I don’t wonder they don’t mention implications on climate sensitivity – it would sure make the review process a whole lot more complicated.

Bill Illis
October 17, 2012 11:27 am

Barton Paul Levenson says:
October 17, 2012 at 10:54 am
Including the AMO as an explanatory variable is a mistake. My own work indicates that global that global temperature Granger-causes the AMO, not the other way around. Their regression is spurious.
—————————-
What causes “global temperature” to go in 50 year up and down cycles then?
You’re right back at north Atlantic ocean cycles then.

Tenuk
October 17, 2012 11:36 am

Don’t think they include the slow rise in temperature due to recovery from Little Ice Age, or the very long-term effects of the deep Thermohaline ocean currents which could be warmer now following the MWP heating event, May also be other omissions?
The paper is weak as it fails to include all climate drivers and its conclusions are, therefore, less than convincing.

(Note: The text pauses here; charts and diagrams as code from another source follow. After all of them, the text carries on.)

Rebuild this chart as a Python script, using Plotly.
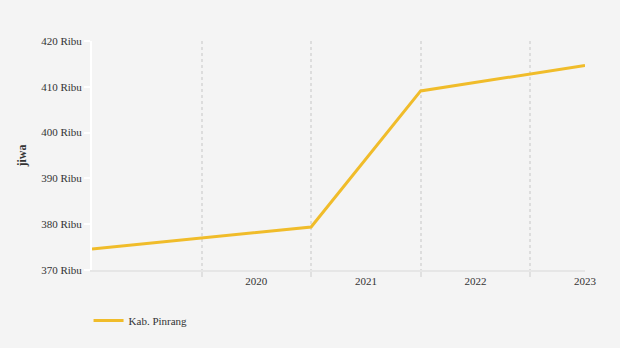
import plotly.graph_objects as go

# Data (x in fractional years as placed on the time axis)
years = [2018.5, 2020.5, 2021.5, 2023.0]
values = [374.6, 379.4, 409.1, 414.65]
series_name = "Kab. Pinrang"
x_tick_vals = [2020, 2021, 2022, 2023]
x_tick_text = ["2020", "2021", "2022", "2023"]
grid_vals = [2019.5, 2020.5, 2021.5, 2022.5]
y_ticks = [370, 380, 390, 400, 410, 420]

FONT = "Liberation Serif"

fig = go.Figure()
fig.add_trace(go.Scatter(
    x=years, y=values, mode="lines", name=series_name,
    line=dict(color="#f0bc2a", width=3),
))

fig.update_layout(
    width=620, height=348,
    paper_bgcolor="#f4f4f4", plot_bgcolor="#f4f4f4",
    margin=dict(l=92, r=35, t=41, b=78),
    font=dict(family=FONT, size=11, color="#333333"),
    showlegend=True,
    legend=dict(orientation="h", x=-0.007, xanchor="left", y=-0.22, yanchor="middle",
                font=dict(family=FONT, size=11, color="#333333"), bgcolor="rgba(0,0,0,0)"),
)
fig.update_xaxes(
    range=[2018.5, 2023.0],
    tickvals=x_tick_vals, ticktext=x_tick_text,
    ticks="", showgrid=False,
    showline=True, linecolor="#e6e6e6", linewidth=2,
    tickfont=dict(family=FONT, size=11, color="#333333"),
    zeroline=False,
    minor=dict(tickvals=grid_vals, ticks="outside", ticklen=5, tickcolor="#e0e0e0", tickwidth=2,
               showgrid=True, gridcolor="#dddddd", griddash="dot", gridwidth=1.5),
)
fig.update_yaxes(
    range=[370, 420], tickvals=y_ticks,
    ticktext=[f"{v} Ribu" for v in y_ticks],
    showgrid=False, zeroline=False,
    showline=True, linecolor="#ffffff", linewidth=2,
    ticks="outside", ticklen=6, tickcolor="#ffffff", tickwidth=2,
    tickfont=dict(family=FONT, size=11, color="#333333"),
    title=dict(text="<b>jiwa</b>", font=dict(family=FONT, size=12, color="#333333"), standoff=12),
)

fig.write_html("out.html")
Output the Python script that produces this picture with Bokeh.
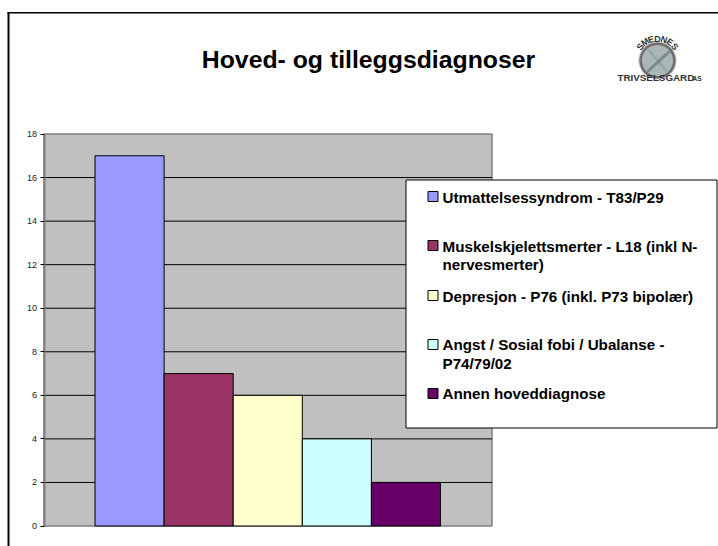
import numpy as np
from bokeh.embed import file_html
from bokeh.resources import INLINE
from bokeh.plotting import figure
from bokeh.models import Range1d, Label, BoxAnnotation, PolyAnnotation, FixedTicker, ColumnDataSource, LinearAxis

title = "Hoved- og tilleggsdiagnoser"
series = ["Utmattelsessyndrom - T83/P29",
          "Muskelskjelettsmerter - L18 (inkl N-\nnervesmerter)",
          "Depresjon - P76 (inkl. P73 bipolær)",
          "Angst / Sosial fobi / Ubalanse -\nP74/79/02",
          "Annen hoveddiagnose"]
values = [17, 7, 6, 4, 2]
colors = ["#9999FF", "#993366", "#FFFFCC", "#CCFFFF", "#660066"]
y_ticks = [0, 2, 4, 6, 8, 10, 12, 14, 16, 18]

W, H = 718, 546
L, R, T, B = 43.5, 491.5, 133.5, 525.5   # plot area in canvas pixels
BAR0, BARW = 94.5, 69.1                  # left edge of first bar, bar width in pixels
FONT = "Liberation Sans"
PXY = (B - T) / 18

p = figure(width=W, height=H, output_backend="svg", toolbar_location=None,
           x_range=Range1d(-0.5 - BAR0 / BARW, -0.5 + (W - BAR0) / BARW),
           y_range=Range1d(-(H - B) / PXY, B / PXY),
           min_border=0, background_fill_color="white", border_fill_color="white",
           outline_line_color=None, x_axis_type=None, y_axis_type=None)
p.grid.visible = False


def box(x0, y0, x1, y1, fill, line="black", lw=1, level="overlay"):
    p.add_layout(BoxAnnotation(left=x0, right=x1, top=y0, bottom=y1,
                               left_units="canvas", right_units="canvas",
                               top_units="canvas", bottom_units="canvas",
                               fill_color=fill, fill_alpha=1, line_color=line, line_width=lw,
                               line_alpha=1, level=level))


def label(x, y, text, size, align="left", bold=True, color="black", angle=0):
    p.add_layout(Label(x=x, y=y, x_units="canvas", y_units="canvas", text=text,
                       text_font=FONT, text_font_size=f"{size}px",
                       text_font_style="bold" if bold else "normal", text_color=color,
                       text_align=align, text_baseline="middle", angle=angle,
                       angle_units="deg", level="overlay"))


# plot background
box(L, T, R, B, "#C0C0C0", "#808080", 1.5, level="image")

# gridlines
x_left = -0.5 - (BAR0 - L) / BARW
x_right = -0.5 + (R - BAR0) / BARW
p.segment(x0=[x_left] * 8, x1=[x_right] * 8, y0=y_ticks[1:-1], y1=y_ticks[1:-1],
          line_color="black", line_width=1, level="underlay")

# bars
src = ColumnDataSource(dict(x=list(range(len(values))), top=values, color=colors))
p.vbar(x="x", top="top", bottom=0, width=1, fill_color="color", line_color="black",
       line_width=1, source=src)

# value axis
ax = LinearAxis(fixed_location=x_left, ticker=FixedTicker(ticks=y_ticks), bounds=(0, 18))
ax.axis_line_color = "#808080"
ax.axis_line_width = 2
ax.major_tick_line_color = "black"
ax.major_tick_out = 4
ax.major_tick_in = 0
ax.minor_tick_line_color = None
ax.major_label_text_font = FONT
ax.major_label_text_font_size = "9px"
ax.major_label_text_color = "#222222"
ax.major_label_standoff = 3
p.add_layout(ax, "left")

# slide frame
box(7, 11.5, 720, 13, "black", None, 0)
box(7, 11.5, 9, 548, "black", None, 0)

label(368, 59, title, 24.8, align="center")

# legend panel
box(405.5, 179.5, 716.5, 427.5, "white")
swatch_y = [196, 245, 295, 344, 393]
text_y = [[197], [246, 264], [296], [344, 363], [393]]
for s, c, sy, ty in zip(series, colors, swatch_y, text_y):
    box(427.5, sy - 5, 437.5, sy + 5, c)
    for part, y in zip(s.split("\n"), ty):
        label(442, y, part, 15.2)

# logo
CX, CY = 657, 60
t = np.linspace(0, 2 * np.pi, 60)
for r, col, alpha in [(19, "#8A8A8A", 0.5), (18, "#6E6E6E", 1), (15.5, "#A9B8B6", 1)]:
    p.add_layout(PolyAnnotation(xs=(CX + r * np.cos(t)).tolist(),
                                ys=(CY + r * np.sin(t)).tolist(),
                                xs_units="canvas", ys_units="canvas",
                                fill_color=col, fill_alpha=alpha, line_color=None,
                                level="overlay"))
for xs, ys, alpha in [([646, 648, 670, 668], [70, 72, 52, 50], 0.7),
                      ([647, 649, 667, 665], [50, 48, 70, 72], 0.25)]:
    p.add_layout(PolyAnnotation(xs=xs, ys=ys, xs_units="canvas", ys_units="canvas",
                                fill_color="#6B7573", fill_alpha=alpha, line_color=None,
                                level="overlay"))
arc = "SMEDNES"
for i, ch in enumerate(arc):
    a = np.deg2rad(90 + 51 - i * 17)
    label(CX + 22 * np.cos(a), CY - 22 * np.sin(a), ch, 9, align="center", color="#333333",
          angle=np.rad2deg(a) - 90)
label(617, 77, "TRIVSELSGARD", 9.8, color="#333333")
label(692, 78, "AS", 6.5, color="#333333")

open("out.html", "w").write(file_html(p, INLINE))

I can give this one a ‘C’ at best.

Bill Illis
October 17, 2012 11:41 am

Here is my own model of Hadcrut4 on a monthly basis (versus annual that this paper uses I assume).
Too close to be a fluke – and my warming rate is only 0.045C per decade on a linear rate (although 2.0*Ln(CO2) provides a closer fit or 1.3C per CO2 doubling)
http://s19.postimage.org/gg5zqvvrn/Hadcrut4_Model_Aug_2012.png

October 17, 2012 11:59 am

60% are they kidding, it is just about 100%, co2 having 0% effect on the climate, which wil be proven before this decade ends.

October 17, 2012 12:04 pm

this paper is useless more or less, even though it sides against co2 but it is hedging all over the place and doesnot adress why the climate changes and how, which I do ,which will be on my web-site in the very near future.

October 17, 2012 12:16 pm

This paper like almost evey other single paper wants a silver bullet. Now it is the AMO,tomorrow it will be the PDO, then it will be volcanic eruptions, then it will be the thermohalinec circulation.
No concept as usual, that in order to understand the climate one has to take a major comprehensive approach to the subject, this kind of an approach is a waste of time.
I am done.

Dr Norman Page
October 17, 2012 12:22 pm

This is another typically useles IPCC type paper which ab inito assumes “Solar variations do have a secular trend, but it is very small and uncertain.” There is no reason to read any further than that statement. before safely ignoring the rest.

pkatt
October 17, 2012 12:23 pm

“regression analysis is often employed to filter out short-term fluctuations” … It would seem to me that most of our weather and climate are made up of short term fluctuations, to discount them is like putting blinders on. If the volcano didn’t happen, if the Ocean fluctuation didn’t exist. .. Instead of figuring out why they exist science picks and chooses what it wants to include. Blinders with a carrot in front . . . that’s what that is.

October 17, 2012 12:29 pm

These kind of studies make me want to scream. I am really to upset to write anything of significance right now. Of course they believe in AGW, that is why the whole thing is ridiculous. Idiots!